Updated on January 9, 2012

The "Suicide Forest", Aokigahara, or, "The Twisted Forest", is a forest near Mount Fuji in Japan. It looks like the proverbial "forest primeval"; extremely quiet, with old-growth, moss covered trees. It is so dark and quiet; the trees are so closely crowded together that they block the wind and sun. Another name for Aokigahara is "The Sea of Trees". There is a noticeable absence of wildlife; animals and birds just don't go there.

It has its own beauty; the ice caverns near the start of the forest are a popular Japanese tourist attraction. The "Ice Cave" and "Wind Cave" are destination spots for local hikers and visiting tourists.

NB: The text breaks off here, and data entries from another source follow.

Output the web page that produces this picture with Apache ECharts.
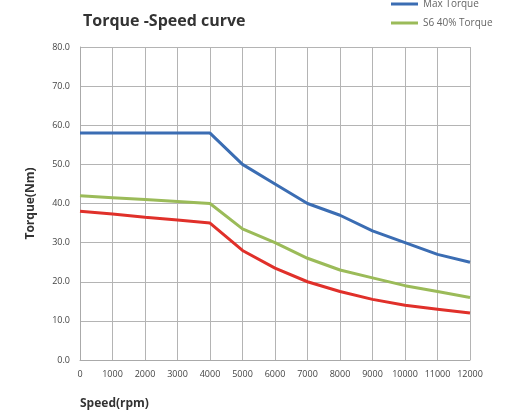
<!DOCTYPE html>
<html><head><meta charset="utf-8">
<script src="https://cdn.jsdelivr.net/npm/echarts@6/dist/echarts.min.js"></script>
<style>html,body{margin:0;padding:0;background:#fff}#c{width:508px;height:415px}</style>
</head><body><div id="c"></div>
<script>
var speeds = [0, 1000, 2000, 3000, 4000, 5000, 6000, 7000, 8000, 9000, 10000, 11000, 12000];
var maxTorque = [58, 58, 58, 58, 58, 50, 45, 40, 37, 33, 30, 27, 25];
var s6Torque = [42, 41.5, 41, 40.5, 40, 33.5, 30, 26, 23, 21, 19, 17.5, 16];
var ratedTorque = [38, 37.3, 36.5, 35.8, 35, 28, 23.5, 20, 17.5, 15.5, 14, 13, 12];
function pairs(v){ return speeds.map(function(s,i){ return [s, v[i]]; }); }
var chart = echarts.init(document.getElementById('c'));
chart.setOption({
  animation: false,
  title: { text: 'Torque -Speed curve', left: 78, top: 8, textStyle: { fontFamily: 'Open Sans', fontSize: 16, fontWeight: 'bold', color: '#333' } },
  legend: {
    orient: 'vertical', left: 386, top: -6, itemGap: 9, itemWidth: 27, itemHeight: 3, icon: 'rect',
    data: ['Max Torque', 'S6 40% Torque'],
    textStyle: { fontFamily: 'Open Sans', fontSize: 10, color: '#666' }
  },
  grid: { left: 80, right: 38, top: 47, bottom: 55 },
  xAxis: {
    type: 'value', min: 0, max: 12000, interval: 1000,
    name: 'Speed(rpm)', nameLocation: 'start', nameGap: 0,
    nameTextStyle: { fontFamily: 'Open Sans', fontSize: 12, fontWeight: 'bold', color: '#333', align: 'left', verticalAlign: 'top', padding: [38, 0, 0, 0] },
    axisLine: { lineStyle: { color: '#aaa' } }, axisTick: { show: false },
    axisLabel: { fontFamily: 'Open Sans', fontSize: 9, color: '#444', margin: 10, formatter: function(v){ return String(v); } },
    splitLine: { show: true, lineStyle: { color: '#b4b4b4', width: 1 } }
  },
  yAxis: {
    type: 'value', min: 0, max: 80, interval: 10,
    name: 'Torque(Nm)', nameLocation: 'middle', nameGap: 43,
    nameTextStyle: { fontFamily: 'Open Sans', fontSize: 12, fontWeight: 'bold', color: '#333' },
    axisLine: { show: true, lineStyle: { color: '#aaa' } }, axisTick: { show: false },
    axisLabel: { fontFamily: 'Open Sans', fontSize: 9, color: '#444', margin: 10, formatter: function(v){ return v.toFixed(1); } },
    splitLine: { show: true, lineStyle: { color: '#b4b4b4', width: 1 } }
  },
  series: [
    { name: 'Max Torque', type: 'line', data: pairs(maxTorque), symbol: 'none', color: '#3b6db3', lineStyle: { width: 3 } },
    { name: 'S6 40% Torque', type: 'line', data: pairs(s6Torque), symbol: 'none', color: '#9bbb59', lineStyle: { width: 3 } },
    { name: 'Rated Torque', type: 'line', data: pairs(ratedTorque), symbol: 'none', color: '#e0302a', lineStyle: { width: 3 } }
  ]
});
</script></body></html>
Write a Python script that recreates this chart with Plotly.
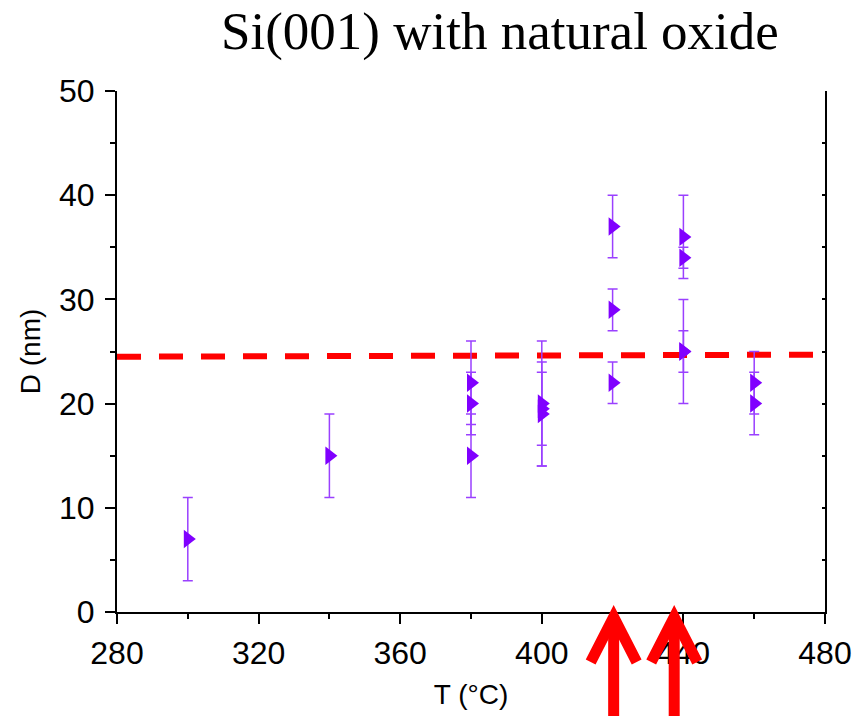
import plotly.graph_objects as go

# Data
temps = [300, 340, 380, 380, 380, 400, 400, 400, 420, 420, 420, 440, 440, 440, 440, 460, 460]
diam = [7, 15, 22, 20, 15, 20, 19, 19.5, 37, 29, 22, 36, 34, 25, 25, 22, 20]
err = [4, 4, 4, 3, 4, 6, 5, 3.5, 3, 2, 2, 4, 1, 5, 2, 3, 3]

line_x = [280, 480]
line_y = [24.5, 24.7]

arrow_x = [420.3, 437.4]

x_range = [280, 480]
title_text = "Si(001) with natural oxide"
x_title = "T (°C)"
y_title = "D (nm)"

purple = "#8000FF"

fig = go.Figure()

fig.add_trace(go.Scatter(
    x=line_x, y=line_y, mode="lines",
    line=dict(color="#FF0000", width=6, dash="24px,18px"),
    showlegend=False, hoverinfo="skip"))

fig.add_trace(go.Scatter(
    x=temps, y=diam, mode="markers",
    marker=dict(symbol="triangle-right", size=16, color=purple, line=dict(width=0)),
    error_y=dict(type="data", array=err, visible=True, color="#9A40FF", thickness=1.5, width=5),
    showlegend=False))

# right axis line via second y axis
fig.add_trace(go.Scatter(x=[None], y=[None], yaxis="y2", showlegend=False))

font_sans = "Liberation Sans, Arial, sans-serif"

fig.update_layout(
    width=868, height=716,
    margin=dict(l=117, r=43, t=91, b=104),
    paper_bgcolor="white", plot_bgcolor="white",
    xaxis=dict(
        range=x_range, dtick=40, tick0=280,
        showline=True, linecolor="black", linewidth=2,
        ticks="outside", ticklen=10, tickwidth=2, tickcolor="black",
        minor=dict(dtick=20, ticks="outside", ticklen=5, tickwidth=2, tickcolor="black"),
        showgrid=False, zeroline=False, ticklabelstandoff=2,
        tickfont=dict(family=font_sans, size=32, color="black"),
        title=dict(text=x_title, font=dict(family=font_sans, size=28, color="black"), standoff=14),
    ),
    yaxis=dict(
        range=[0, 50], dtick=10, tick0=0,
        showline=True, linecolor="black", linewidth=2,
        ticks="outside", ticklen=10, tickwidth=2, tickcolor="black",
        minor=dict(dtick=5, ticks="outside", ticklen=5, tickwidth=2, tickcolor="black"),
        showgrid=False, zeroline=False, ticklabelstandoff=4,
        tickfont=dict(family=font_sans, size=32, color="black"),
        title=dict(text=y_title, font=dict(family=font_sans, size=28, color="black"), standoff=10),
    ),
    yaxis2=dict(
        range=[0, 50], overlaying="y", side="right", anchor="x",
        showline=True, linecolor="black", linewidth=2,
        ticks="inside", ticklen=3, tickwidth=2, tickcolor="black", dtick=5,
        showticklabels=False, showgrid=False, zeroline=False,
    ),
    annotations=[dict(
        text=title_text, xref="paper", yref="paper",
        x=(500 - 117) / (868 - 117 - 43), y=1, yshift=60, xanchor="center", yanchor="middle",
        showarrow=False, font=dict(family="Liberation Serif, Times New Roman, serif", size=53, color="black"),
    )],
)

shapes = []
for ax in arrow_x:
    px = (ax - x_range[0]) / (x_range[1] - x_range[0])
    shapes.append(dict(
        type="path", xref="paper", yref="paper", xsizemode="pixel", ysizemode="pixel",
        xanchor=px, yanchor=0,
        path="M 0,-8 L 0,-110",
        line=dict(color="#FF0000", width=11), layer="above"))
    shapes.append(dict(
        type="path", xref="paper", yref="paper", xsizemode="pixel", ysizemode="pixel",
        xanchor=px, yanchor=0,
        path="M -23,-50 L 0,-5 L 23,-50",
        line=dict(color="#FF0000", width=11), layer="above"))
fig.update_layout(shapes=shapes)

fig.write_html("out.html")
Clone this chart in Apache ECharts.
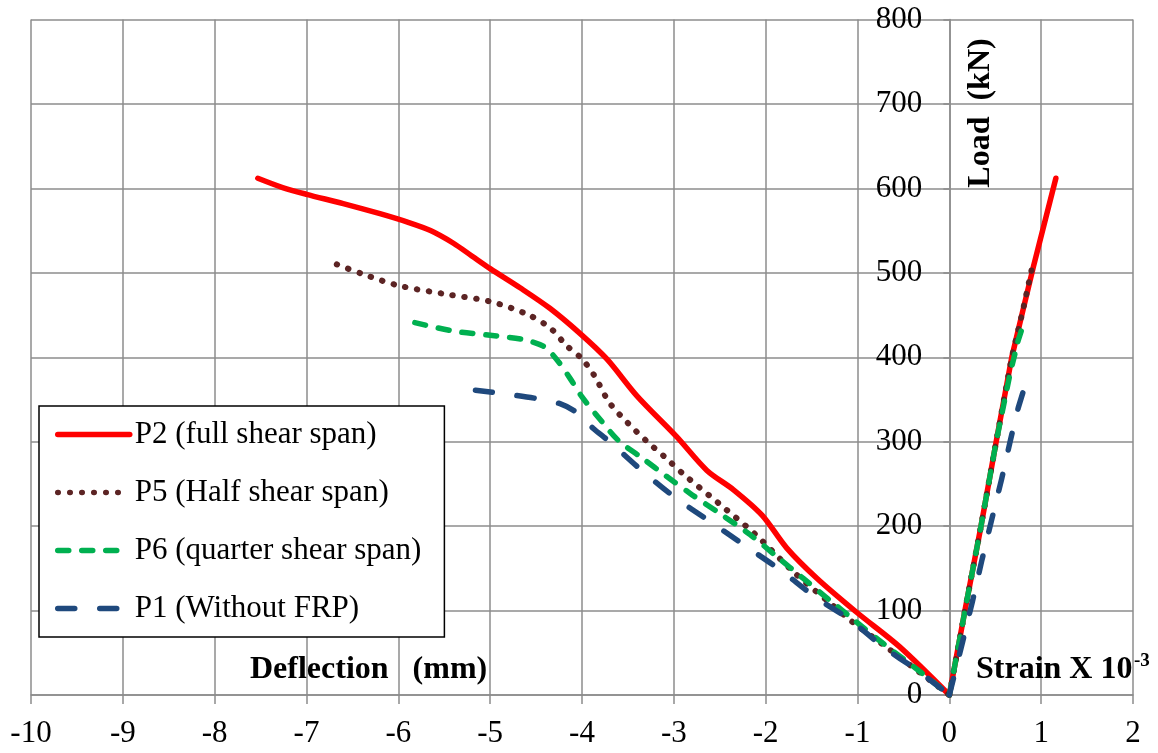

It is also notorious for suicides.

How many suicides?

Up to about 100 persons per year commit suicide in this forest. In 2010, 247 people tried to commit suicide; 54 people succeeded. The forest is so notorious for suicides that twice a year, Japanese volunteers go on a "body hunt", looking for the unburied dead. There are signs posted all throughout the first few kilometers in the forest, trying to talk people out of committing suicide. The signs, which are posted in both Japanese and English, say things like, "Don't do it!" Or, "Think about it!" Or, "Call someone, anyone, and talk before you try to commit suicide". Things like that.

The body count rose dramatically after a book called "Nami no To", or "Tower of Waves" was published by Seicho Matsumoto in 1960. The climax of the book results in two lovers committing suicide in the Aokigahara forest. Still, that doesn't account for the rash of suicides in this haunted place. After all, there weren't a rash of suicides in London after Wm. Shakespeare's "Romeo and Juliet" was first performed. (Not that I know of, anyway.)

Year
# of Suicides
 
1998
73
 
2002
78
 
2003
100
 
2004
108
 

Not all the bodies are found. The forest is dark, and dense, and deep. And oh, so haunted.

In traditional Japanese mythology, Aokigahara is haunted by demons.

Aokigahara is also one of the traditional places for ubasute.

"Ubasute" was, up until the late 1800's, a Japanese practice of leaving elderly, infirm, sick people out on a mountaintop or deep in a forest to die, of starvation or exposure.

No wonder the Aokigahara forest is haunted.